One of the after-dinner speakers was Lord Fellowes of West Stafford—a man better known to the world as Julian Fellowes, creator and writer of Downton Abbey, and a Trollope enthusiast. “I don’t want to be impertinent,” Fellowes told the audience, “but I feel I have a lot in common with Trollope.” He noted that Trollope did not please the intellectuals of his day, who “found him a people-pleasing boor.” What “enraged the critics was the popularity of his work.” Fellowes spoke of the “nuanced moral characters” that Trollope created. Unlike Dickens, he said, Trollope’s “good characters are not all good, and his bad characters are not all bad.” Fellowes described how he aspires to make his Downton Abbey characters “Trollopian.” Like Trollope, “I want to write about a merciful world—not one divided into good and evil. In Downton Abbey, most of the characters are decent, trying to do their best.” Fellowes concluded his remarks with the announcement that he is under contract to write a three-part TV miniseries of Trollope’s novel Dr. Thorne.

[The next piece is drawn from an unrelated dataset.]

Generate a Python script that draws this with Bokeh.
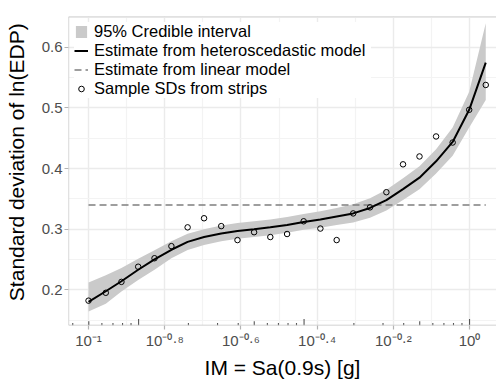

In this bicentennial year, Trollope’s literary standing is higher than ever. The concluding event of the bicentennial celebrations will take place in December in Westminster Abbey, where in 1993, more than 100 years after the author’s death, a memorial stone to Trollope was erected in Poet’s Corner. At long last, Trollope joined the company of Dickens, Thackeray, Austen, and other greats of English literature.